This might be a bit abstract when you first do it. Again, where starting with our whole dataframe (my.frogs), then its piped with %>% over to group_by() function, which splits it essentially into a male and a female sub-dataset. Then these two subsets are piped again to mean(). Then the mean() function is applied to the mass column in each of these subsets.
Note that the column heading in the output mean(mass)
, which is what is in summarise().
Also note that the output is a “tibble”, which is a common feature of the tidyverse. One thing that tibbles do is some reasonable rounding for you automatically.
A handy thing about summarise() is you can pass it labels. The following code adds a sensible label by changing “summarise(mean(mass))” to “summarise(mass.mean = mean(mass))”, where “mass.mean = …” defines the label.
my.frogs %>% #[_]
group_by(sex) %>%
summarise(mass.mean = mean(mass))
You can label things anything, eg “puppies”.
my.frogs %>% #[_]
group_by(sex) %>%
summarise(puppies = mean(mass))
When I first started using dplyr I found this syntax confusing because people often use the name of the function for the name of the column heading, like this
my.frogs %>% #[_]
group_by(sex) %>%
summarise(mean = mean(mass))
For some reason this trips me up because the word “mean” as a label here is not quoted; to me the word mean should be reserved for the function mean(). Also, in general you should always make both input and output output self-lableing. If you just look at the output, its not obvious what the “mean” being shown is.
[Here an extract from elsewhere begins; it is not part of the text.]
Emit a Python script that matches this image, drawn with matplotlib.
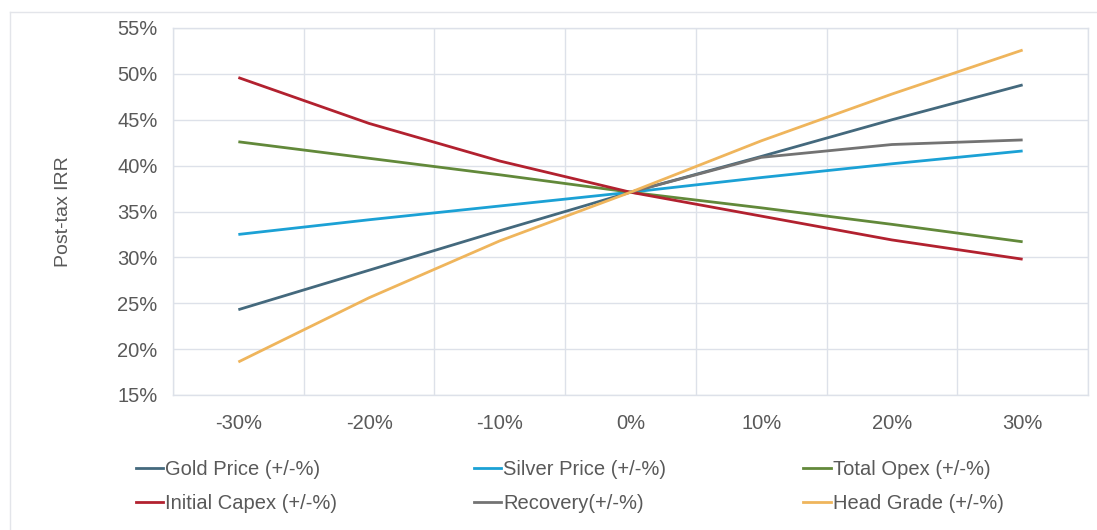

You can pass any summary function to summarise(). We can give it sd() to get the sd of mass by sex. Note that I define the column names using “mass.sd = …”
my.frogs %>% #[_]
group_by(sex) %>%
summarise(mass.sd = sd(mass))
What makes dplyr::group_by and summarize() really powerful is that you can pass it multiple. summary functions at the same time. Here, I’ll pass mean() and sd(), naming both.
my.frogs %>% #[_]
group_by(sex) %>%
summarise(mass.mean = mean(mass), #give me the mean!
mass.sd = sd(mass)) #give me the sd!
dplyr also has a handy function n() for getting your sample size.
my.frogs %>% #[_]
group_by(sex) %>%
summarise(mass.mean = mean(mass),
mass.sd = sd(mass),
n = n())
16.6.1 OPTIONAL: Using novel functions with dplyr [O]
This section is optional
If you have defined the my_sd1() function above you can pass it to summarise() too.
my.frogs %>%
group_by(sex) %>%
summarise(mass.mean = my_sd1(mass))
End optional section